List each line in which the string "this" appears.

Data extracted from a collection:
[BEGIN]

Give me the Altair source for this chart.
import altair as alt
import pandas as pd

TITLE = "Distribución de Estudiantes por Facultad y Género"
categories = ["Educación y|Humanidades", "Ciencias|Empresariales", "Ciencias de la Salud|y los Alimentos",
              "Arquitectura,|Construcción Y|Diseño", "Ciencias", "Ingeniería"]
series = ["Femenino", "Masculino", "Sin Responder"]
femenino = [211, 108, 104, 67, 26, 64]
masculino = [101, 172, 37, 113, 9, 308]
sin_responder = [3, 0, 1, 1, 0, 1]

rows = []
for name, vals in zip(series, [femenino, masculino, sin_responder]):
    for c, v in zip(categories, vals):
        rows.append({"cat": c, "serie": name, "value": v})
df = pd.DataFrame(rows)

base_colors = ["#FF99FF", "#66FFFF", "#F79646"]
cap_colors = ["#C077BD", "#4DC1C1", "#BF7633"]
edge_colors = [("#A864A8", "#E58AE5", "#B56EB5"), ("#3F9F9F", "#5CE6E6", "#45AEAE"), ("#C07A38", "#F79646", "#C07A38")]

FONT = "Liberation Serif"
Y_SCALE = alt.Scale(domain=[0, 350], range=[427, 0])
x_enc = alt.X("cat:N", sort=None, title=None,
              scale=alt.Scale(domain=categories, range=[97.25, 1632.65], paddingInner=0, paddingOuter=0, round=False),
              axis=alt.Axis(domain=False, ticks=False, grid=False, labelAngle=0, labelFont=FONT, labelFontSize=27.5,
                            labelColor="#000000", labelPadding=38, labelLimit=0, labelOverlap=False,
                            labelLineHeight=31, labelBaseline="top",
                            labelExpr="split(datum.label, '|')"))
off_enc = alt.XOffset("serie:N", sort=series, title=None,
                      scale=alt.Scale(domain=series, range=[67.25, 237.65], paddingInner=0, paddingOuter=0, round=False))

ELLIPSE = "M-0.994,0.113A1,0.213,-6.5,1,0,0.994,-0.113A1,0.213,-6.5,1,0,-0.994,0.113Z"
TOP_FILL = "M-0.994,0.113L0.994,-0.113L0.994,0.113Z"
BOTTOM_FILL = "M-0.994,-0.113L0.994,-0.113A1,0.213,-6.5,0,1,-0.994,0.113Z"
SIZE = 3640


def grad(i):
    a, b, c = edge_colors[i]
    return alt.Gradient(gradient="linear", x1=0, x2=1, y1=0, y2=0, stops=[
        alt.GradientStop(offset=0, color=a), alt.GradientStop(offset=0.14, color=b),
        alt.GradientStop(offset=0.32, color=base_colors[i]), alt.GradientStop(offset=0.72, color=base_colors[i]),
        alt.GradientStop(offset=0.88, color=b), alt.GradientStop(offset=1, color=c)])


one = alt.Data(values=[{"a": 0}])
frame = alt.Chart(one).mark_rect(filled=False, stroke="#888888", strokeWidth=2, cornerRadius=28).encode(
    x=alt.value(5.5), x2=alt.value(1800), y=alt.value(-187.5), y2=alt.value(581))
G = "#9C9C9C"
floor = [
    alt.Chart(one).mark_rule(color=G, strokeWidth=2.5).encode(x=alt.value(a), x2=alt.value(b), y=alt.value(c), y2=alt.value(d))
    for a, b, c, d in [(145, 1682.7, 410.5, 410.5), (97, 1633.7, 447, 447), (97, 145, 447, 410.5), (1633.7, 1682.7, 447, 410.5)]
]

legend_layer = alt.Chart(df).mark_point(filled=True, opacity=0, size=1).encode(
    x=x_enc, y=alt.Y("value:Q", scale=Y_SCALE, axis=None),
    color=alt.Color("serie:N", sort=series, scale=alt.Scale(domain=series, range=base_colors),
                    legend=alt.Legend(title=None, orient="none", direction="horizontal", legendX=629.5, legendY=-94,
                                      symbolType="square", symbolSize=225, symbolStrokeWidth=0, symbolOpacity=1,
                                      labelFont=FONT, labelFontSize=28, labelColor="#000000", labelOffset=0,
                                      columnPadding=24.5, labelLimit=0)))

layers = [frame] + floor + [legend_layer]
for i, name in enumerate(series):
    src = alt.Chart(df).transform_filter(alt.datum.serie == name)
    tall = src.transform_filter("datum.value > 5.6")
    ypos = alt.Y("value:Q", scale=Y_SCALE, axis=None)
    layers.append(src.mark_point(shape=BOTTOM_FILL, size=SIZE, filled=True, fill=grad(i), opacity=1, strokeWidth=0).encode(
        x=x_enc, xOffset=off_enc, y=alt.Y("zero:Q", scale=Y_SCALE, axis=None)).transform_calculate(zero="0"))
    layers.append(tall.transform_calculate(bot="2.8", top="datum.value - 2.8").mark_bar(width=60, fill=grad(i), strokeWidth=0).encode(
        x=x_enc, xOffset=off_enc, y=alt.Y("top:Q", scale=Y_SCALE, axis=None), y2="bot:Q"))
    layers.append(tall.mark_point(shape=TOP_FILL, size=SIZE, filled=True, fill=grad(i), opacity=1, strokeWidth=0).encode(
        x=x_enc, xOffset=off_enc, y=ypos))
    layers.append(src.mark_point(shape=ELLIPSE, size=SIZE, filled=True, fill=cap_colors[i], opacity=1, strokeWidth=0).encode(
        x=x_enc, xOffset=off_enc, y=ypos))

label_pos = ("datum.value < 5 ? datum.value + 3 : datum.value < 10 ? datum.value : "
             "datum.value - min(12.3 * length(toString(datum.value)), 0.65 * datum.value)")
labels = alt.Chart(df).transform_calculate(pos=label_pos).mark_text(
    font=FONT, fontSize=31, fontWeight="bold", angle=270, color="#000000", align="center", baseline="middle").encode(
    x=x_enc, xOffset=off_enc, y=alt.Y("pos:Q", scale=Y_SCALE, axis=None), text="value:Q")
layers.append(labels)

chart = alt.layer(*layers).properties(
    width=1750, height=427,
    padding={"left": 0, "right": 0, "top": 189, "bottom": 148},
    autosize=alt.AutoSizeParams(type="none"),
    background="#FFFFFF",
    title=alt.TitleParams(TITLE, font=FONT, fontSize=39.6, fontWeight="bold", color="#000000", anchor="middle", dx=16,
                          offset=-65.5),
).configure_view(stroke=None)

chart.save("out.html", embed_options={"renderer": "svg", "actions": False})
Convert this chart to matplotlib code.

[END]

(Complete output):
Give me the Altair source for this chart.
Convert this chart to matplotlib code.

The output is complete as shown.